Budget in full gear, but still weighed down by economy
Walworth County's 2014 budget process is underway. On Sept. 5, I released the first draft of next year's spending plan called the county administrator's budget. After its release, supervisors spent the next two weeks proposing modifications to the plan, and on Sept. 19, the board's finance committee approved its own version of the budget, called the preliminary budget. This second draft is subject to further amendment in November; however, as things stand right now, the overall tax levy needed to support the 2014 budget would decrease by about $80,000 from last year's levy.
One factor that continues to influence county budgeting is the economy, which has yet to fully recover from the last recession. Since the 2008 banking meltdown and the recession that followed, I have tracked a number of statistics that have important impacts on county government and its taxpayers; these include equalized value, sales tax revenue and real estate activity. I never imagined in fall 2008, when I began reporting these numbers in my annual budget letter, that they would continue to be a burden five years later.
The lackluster economy has a three-fold impact on our budget. First, taxpayers continue to be stressed. Since 2009, $2.5 billion in equalized value has disappeared from the county tax rolls. Equalized value represents the fair market value of all taxable property in the county. This year's 4 percent decline is the fourth consecutive annual decrease, and our county's 16 percent decrease over the four-year period is the third largest in the state. The majority of the local tax burden falls on homeowners, and they are under pressure. Our budget needs to reflect this fact.
A second impact of the poor economy relates directly to our bottom line. We depend on revenues, generated by economic activity, to provide important services. Walworth County government, for example, receives one-half cent on purchases subject to the state sales tax. Our share of that tax, which stood at $8 million in 2008, dropped to $7 million in 2009 and has remained essentially flat since then. Real estate recording fees and zoning permits, which reflect real estate activity, show similar decreases.

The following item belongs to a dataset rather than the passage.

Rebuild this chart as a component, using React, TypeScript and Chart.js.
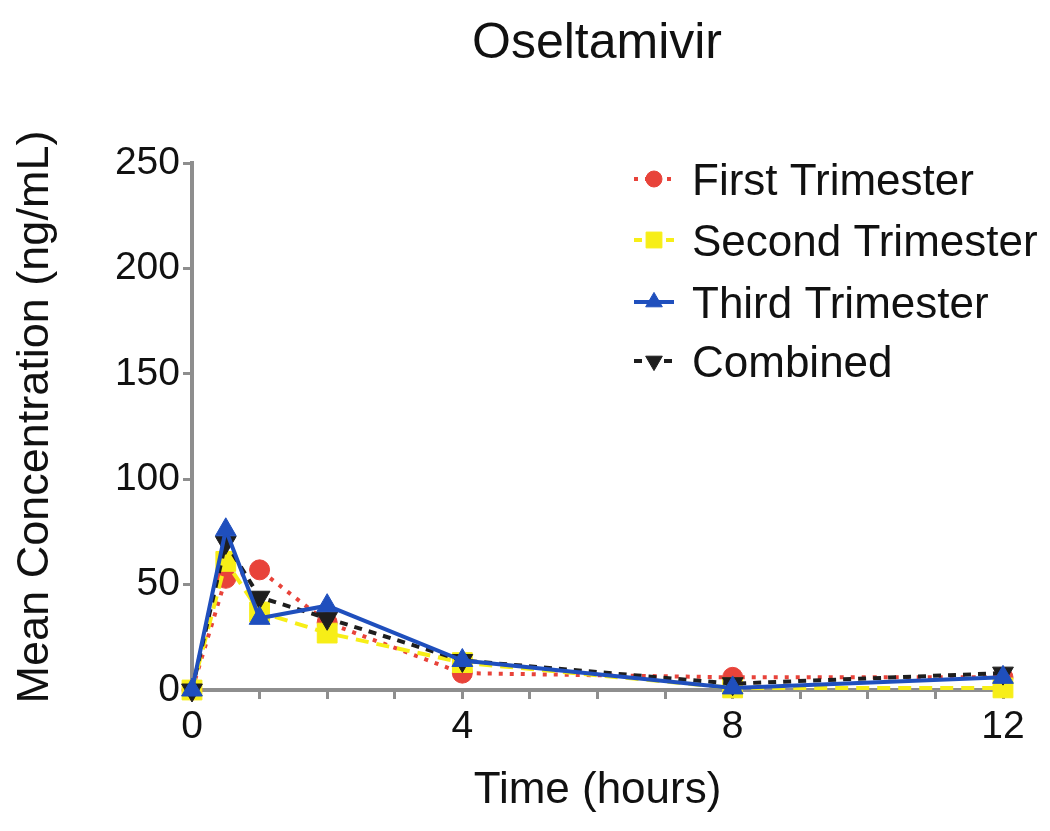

A third impact of the economy relates to an increased demand for county services. Persistent unemployment and underemployment increase caseloads at our health and human services department, for example. Federal health care reform, scheduled to begin next month, likely will exacerbate already large workloads in that office.
Each year I highlight themes that have helped shape the budget. This year's themes are centered on maintaining fiscal strength. Detroit recently joined a growing list of bankrupt local governments. Rising retiree and benefit costs, high debt loads and deteriorating infrastructure are hallmarks of these financial failures. Our 2014 spending plan builds on the efforts of previous budgets to proactively address these threats.
• Controlling costs: Underfunded pension obligations and rising employee health insurance costs have limited the ability of an increasing number of municipalities to provide vital public services. While it is important for any organization to be able to offer benefits to recruit and retain talented employees, the ability of taxpayers to fund those benefits is not unlimited. Beginning in 2005, the county made important changes to its retiree health insurance benefit and began funding a “locked box” to pay for these future benefits. Through disciplined budgeting by the board, funding of the locked box is actually ahead of schedule to the point where no “deposit” needs to be made in 2014. In addition to managing its retiree obligation, the board recently approved changes to its self-funded employee health plan that are projected to save nearly $1 million in 2014.
• Reducing debt: The county's 2014 budget continues to aggressively pay off debt. Outstanding county debt exceeded $50 million in 2008. By 2014, that figure will be less than half of that amount. Less debt means lower taxes as fewer levy dollars are devoted to paying principal and interest. Debt service payments will be more than $2 million lower next year as compared to 2013.
• Protecting infrastructure: The county has made a significant investment in its infrastructure in recent years. In addition to major road projects, the county has replaced or remodeled most of its buildings during the past decade. As a result of all of this work, our facilities are in good shape. We could take advantage of our new buildings by simply waiting until they become obsolete and in disrepair. This has been the model followed by many of the municipalities that now find themselves in financial distress. Our 2014 budget represented a milestone by moving our road reconstruction program away from borrowed money and back onto the tax levy. Our 2014 budget expands this concept to our facilities by contributing to a building fund based on the depreciation of these assets. As a result of both our building and road funds, our five-year capital plan projects no new borrowing during the 2014 to 2018 time frame.
If you are interested in learning how your tax dollars will be spent next year, I encourage you to get involved. Key budget documents are updated throughout September and October and can be found on the county's website, www.co.walworth.wi.us. You are invited to share your thoughts at our Oct. 29 public hearing on the budget. The hearing will begin at 6 p.m. at the Walworth County Government Center in downtown Elkhorn.